Being Good Isn't Good Enough: How to Push Your Edge

You’ve done it all … but you still feel stuck and frustrated.

You’re doing it all … but not getting the traction you’re striving for.

You’re following all the rules … but still feel like you’re reinventing the wheel every day.

You’re the absolute best at what you do … but that prowess and expertise isn’t reflected in your current business or brand.

 

Every entrepreneur must eventually face the fact that although she’s stellar at what she does, she must also learn the craft of business in order to thrive. Being good at your vocation isn’t enough. You also need to get used to marketing/visibility, strategic planning, collaboration, selling your products, programs, and services, delegating tasks, and growing into the next phase of business. Your services are the foundation of your business, but it’s essential that you build upward from that foundation. Tending to a healthy, thriving business requires taking action and that means there will be days when you end up in unfamiliar (and terrifying) territory.

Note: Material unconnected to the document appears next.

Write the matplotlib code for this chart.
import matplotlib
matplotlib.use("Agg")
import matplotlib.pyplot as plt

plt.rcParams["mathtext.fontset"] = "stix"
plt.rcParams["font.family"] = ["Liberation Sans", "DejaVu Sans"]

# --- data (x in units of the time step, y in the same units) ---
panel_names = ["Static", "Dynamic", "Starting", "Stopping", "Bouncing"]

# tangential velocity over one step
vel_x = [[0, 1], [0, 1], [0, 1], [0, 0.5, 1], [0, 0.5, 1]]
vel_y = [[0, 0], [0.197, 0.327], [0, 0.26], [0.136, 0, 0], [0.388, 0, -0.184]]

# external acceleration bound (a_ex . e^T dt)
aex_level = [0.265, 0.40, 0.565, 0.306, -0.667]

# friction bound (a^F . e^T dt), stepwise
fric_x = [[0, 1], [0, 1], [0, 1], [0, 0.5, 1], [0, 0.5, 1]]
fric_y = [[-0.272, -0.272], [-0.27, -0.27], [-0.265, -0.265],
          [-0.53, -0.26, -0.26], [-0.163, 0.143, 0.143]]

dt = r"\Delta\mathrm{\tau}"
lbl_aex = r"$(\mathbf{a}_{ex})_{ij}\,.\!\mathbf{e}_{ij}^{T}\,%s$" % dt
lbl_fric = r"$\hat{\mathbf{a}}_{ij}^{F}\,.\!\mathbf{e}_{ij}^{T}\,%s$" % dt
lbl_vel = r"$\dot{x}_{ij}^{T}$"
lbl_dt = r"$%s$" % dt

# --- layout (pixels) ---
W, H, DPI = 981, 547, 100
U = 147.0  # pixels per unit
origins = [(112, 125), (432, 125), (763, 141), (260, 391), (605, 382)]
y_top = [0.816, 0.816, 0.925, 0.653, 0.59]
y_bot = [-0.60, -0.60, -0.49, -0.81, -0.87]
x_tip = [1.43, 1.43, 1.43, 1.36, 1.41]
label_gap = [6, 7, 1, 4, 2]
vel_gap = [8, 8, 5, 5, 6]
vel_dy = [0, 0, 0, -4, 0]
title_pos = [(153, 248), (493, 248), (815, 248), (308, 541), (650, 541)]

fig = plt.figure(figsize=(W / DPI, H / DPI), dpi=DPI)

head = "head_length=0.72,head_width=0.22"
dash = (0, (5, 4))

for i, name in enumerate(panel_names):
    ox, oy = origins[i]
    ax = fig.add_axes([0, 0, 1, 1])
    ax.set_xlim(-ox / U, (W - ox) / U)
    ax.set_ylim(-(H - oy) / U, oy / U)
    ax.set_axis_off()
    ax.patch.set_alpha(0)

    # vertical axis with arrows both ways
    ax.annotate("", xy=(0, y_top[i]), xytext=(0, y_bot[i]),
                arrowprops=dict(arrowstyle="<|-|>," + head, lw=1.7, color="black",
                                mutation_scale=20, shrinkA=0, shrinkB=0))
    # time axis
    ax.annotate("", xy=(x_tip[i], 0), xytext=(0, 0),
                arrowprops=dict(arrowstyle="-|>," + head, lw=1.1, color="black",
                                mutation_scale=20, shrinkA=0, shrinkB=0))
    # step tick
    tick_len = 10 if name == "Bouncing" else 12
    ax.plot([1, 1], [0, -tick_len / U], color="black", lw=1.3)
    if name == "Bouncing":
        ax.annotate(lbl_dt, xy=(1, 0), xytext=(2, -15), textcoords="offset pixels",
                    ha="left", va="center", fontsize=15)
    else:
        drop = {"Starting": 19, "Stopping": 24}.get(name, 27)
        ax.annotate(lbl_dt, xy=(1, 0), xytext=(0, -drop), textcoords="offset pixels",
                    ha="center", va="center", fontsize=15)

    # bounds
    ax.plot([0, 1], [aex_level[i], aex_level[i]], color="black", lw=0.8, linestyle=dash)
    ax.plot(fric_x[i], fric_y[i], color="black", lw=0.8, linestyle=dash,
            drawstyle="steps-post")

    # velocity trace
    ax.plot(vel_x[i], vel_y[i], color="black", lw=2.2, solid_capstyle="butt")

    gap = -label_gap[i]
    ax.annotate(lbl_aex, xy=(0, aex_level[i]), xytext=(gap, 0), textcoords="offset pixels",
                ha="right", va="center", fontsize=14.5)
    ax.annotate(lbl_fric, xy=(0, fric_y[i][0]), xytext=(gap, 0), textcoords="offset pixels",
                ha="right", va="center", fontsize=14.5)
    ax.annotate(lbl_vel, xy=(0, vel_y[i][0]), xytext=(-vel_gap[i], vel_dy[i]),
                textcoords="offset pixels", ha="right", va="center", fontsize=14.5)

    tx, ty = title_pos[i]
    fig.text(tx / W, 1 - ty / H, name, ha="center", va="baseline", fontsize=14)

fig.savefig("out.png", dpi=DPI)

Bottom line: The skills required to do your transformative, helping or healing work are separate from those required to build a profitable business. And both of those skill sets require responsibility and pushing your edge.

 

I’ve worked with countless clients who’ve eventually entered a mental-emotional space that I’ve dubbed the “growth edge.” When you enter this space, you feel pushed to your capacity and forced to make the choice between comfort and change. You’re stretched thin and frustrated, but also locked into a familiar routine. Step toward the growth edge, and you find yourself thinking, “I want to earn more, build my client list, and create new offerings … but am I ready to take a big boatload of risks in order to accomplish those things?” It can be tempting to just stay put, shirking perilous changes in favor of remaining stagnant but comfortable.

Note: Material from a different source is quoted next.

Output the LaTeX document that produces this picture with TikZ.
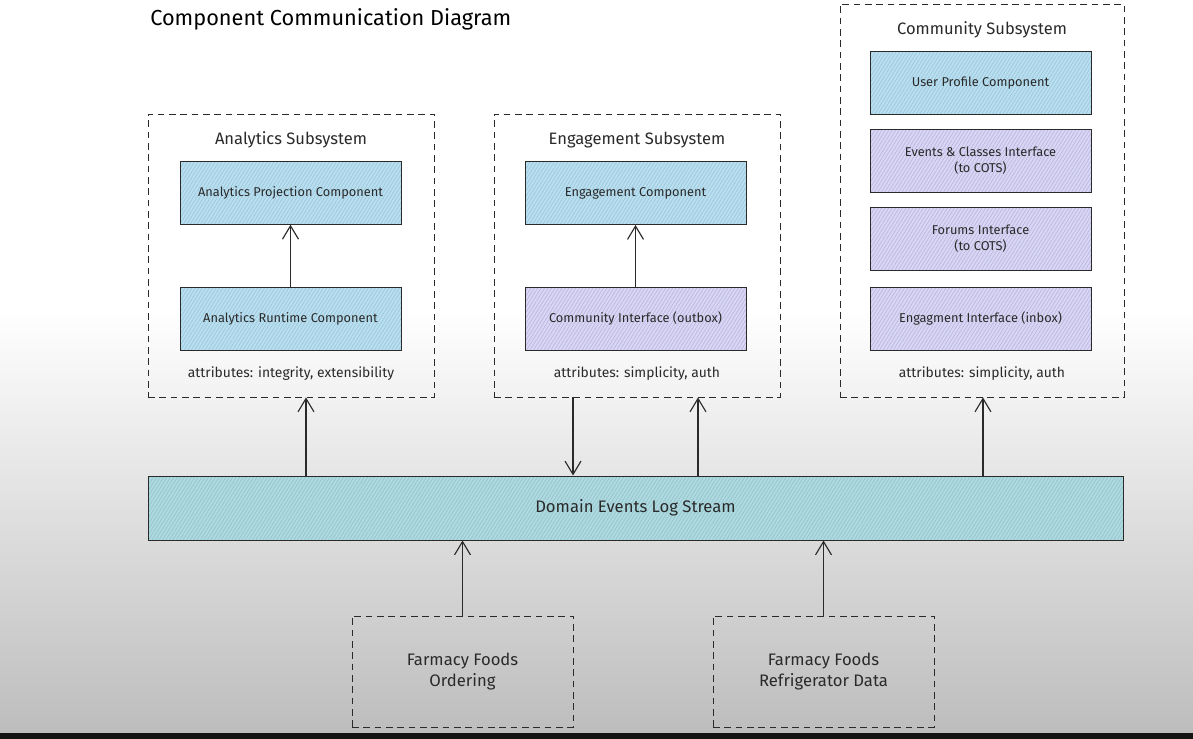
\documentclass[tikz,border=0pt]{standalone}
\usepackage{fontspec}
\setmainfont{Fira Sans}
\usetikzlibrary{arrows.meta,patterns.meta}
\definecolor{cblue}{HTML}{BADEEE}
\definecolor{cblueline}{HTML}{8EC4DC}
\definecolor{cpurple}{HTML}{D8D6F3}
\definecolor{cpurpleline}{HTML}{B2AEDD}
\definecolor{cbar}{HTML}{AFD9DF}
\definecolor{cbarline}{HTML}{88C0C8}
\definecolor{bgbot}{HTML}{BDBDBD}
\definecolor{ink}{HTML}{2A2A2A}
\begin{document}
\begin{tikzpicture}[x=0.75pt,y=-0.75pt,
  comp/.style={draw=ink,line width=0.75pt,minimum width=221*0.75pt,minimum height=63*0.75pt,inner sep=0pt,align=center,text=ink,font=\fontsize{9.6}{12}\selectfont},
  bluebox/.style={comp,preaction={fill=cblue},pattern={Lines[angle=58,distance=2.2pt,line width=0.35pt]},pattern color=cblueline},
  purplebox/.style={comp,preaction={fill=cpurple},pattern={Lines[angle=58,distance=2.2pt,line width=0.35pt]},pattern color=cpurpleline},
  subsys/.style={draw=ink,line width=0.65pt,dash pattern=on 5pt off 3.5pt,inner sep=0pt,minimum width=286*0.75pt},
  srcbox/.style={draw=ink,line width=0.65pt,dash pattern=on 5pt off 3.5pt,inner sep=0pt,minimum width=221*0.75pt,minimum height=111*0.75pt,align=center,text=ink,font=\fontsize{12.5}{15.75}\selectfont},
  stitle/.style={text=ink,font=\fontsize{12.4}{14}\selectfont},
  attr/.style={text=ink,font=\fontsize{10.4}{12}\selectfont},
  arr/.style={draw=ink,line width=0.85pt,-{Straight Barb[length=10pt,width=12pt,line width=0.85pt]}}
]
% background
\useasboundingbox (0,0) rectangle (1193,739);
\fill[white] (0,0) rectangle (1193,310);
\shade[top color=white,bottom color=bgbot] (0,310) rectangle (1193,733);
\fill[black!92] (0,733) rectangle (1193,739);

% title
\node[anchor=west,inner sep=0pt,text=black,font=\fontsize{16.3}{18}\selectfont] (title) at (150,19) {Component Communication Diagram};

% Analytics subsystem
\node[subsys,minimum height=283*0.75pt] (ansub) at (291,255.5) {};
\node[stitle] (antitle) at (291,140) {Analytics Subsystem};
\node[bluebox] (anproj) at (290.5,193) {Analytics Projection Component};
\node[bluebox] (anrun) at (290.5,318.5) {Analytics Runtime Component};
\node[attr] (anattr) at (291,374) {attributes: integrity, extensibility};
\draw[arr] (anrun) -- (anproj);

% Engagement subsystem
\node[subsys,minimum height=283*0.75pt] (ensub) at (637,255.5) {};
\node[stitle] (entitle) at (637,140) {Engagement Subsystem};
\node[bluebox] (encomp) at (635.5,193) {Engagement Component};
\node[purplebox] (encomm) at (635.5,318.5) {Community Interface (outbox)};
\node[attr] (enattr) at (637,374) {attributes: simplicity, auth};
\draw[arr] (encomm) -- (encomp);

% Community subsystem
\node[subsys,minimum width=284*0.75pt,minimum height=393*0.75pt] (cosub) at (982,200.5) {};
\node[stitle] (cotitle) at (982,30) {Community Subsystem};
\node[bluebox] (couser) at (980.5,83) {User Profile Component};
\node[purplebox] (coevents) at (980.5,161) {Events \& Classes Interface\\(to COTS)};
\node[purplebox] (coforums) at (980.5,239) {Forums Interface\\(to COTS)};
\node[purplebox] (coengage) at (980.5,318.5) {Engagment Interface (inbox)};
\node[attr] (coattr) at (982,374) {attributes: simplicity, auth};

% Domain events bar
\node[draw=ink,line width=0.75pt,minimum width=975*0.75pt,minimum height=64*0.75pt,inner sep=0pt,
  preaction={fill=cbar},pattern={Lines[angle=58,distance=2.2pt,line width=0.35pt]},pattern color=cbarline,
  text=ink,font=\fontsize{12.5}{14}\selectfont] (bar) at (635.5,508) {Domain Events Log Stream};

% sources
\node[srcbox] (ford) at (462.5,671.5) {Farmacy Foods\\Ordering};
\node[srcbox] (frefr) at (823.5,671.5) {Farmacy Foods\\Refrigerator Data};

% connectors
\coordinate (x1) at (306,0);
\coordinate (x2) at (573,0);
\coordinate (x3) at (698,0);
\coordinate (x4) at (983,0);
\draw[arr] (bar.north -| x1) -- (ansub.south -| x1);
\draw[arr] (ensub.south -| x2) -- (bar.north -| x2);
\draw[arr] (bar.north -| x3) -- (ensub.south -| x3);
\draw[arr] (bar.north -| x4) -- (cosub.south -| x4);
\draw[arr] (ford.north) -- (bar.south -| ford.north);
\draw[arr] (frefr.north) -- (bar.south -| frefr.north);
\end{tikzpicture}
\end{document}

But let’s define comfort, because comfort isn’t always comfortable. Comfort is the expected, the familiar, the well-worn tracks. The expected could be an expected failure, the familiar could be the familiar pain of the feast-or-famine cycle, and those well-worn tracks could be the road to financial ruin. None of those options are preferable (am I right?), but if they reflect a past experience or a set of present beliefs, they are comfortable because they confirm what you know of the world.

 

Growth, on the other hand, requires leaping into the terrifying expanse of the unexpected, the dark canvas of the unknown, and the new neural pathways that lie beyond the edge of your vulnerability. It means abandoning the perceived safety of sameness and taking a chance on change. It means trusting yourself and being brave and putting yourself out there.

 

Growth requires change, courage, and commitment.

 

Business requires the same things.

 

Pushing your edge isn’t just a best practice—it’s how you live your message of transformation.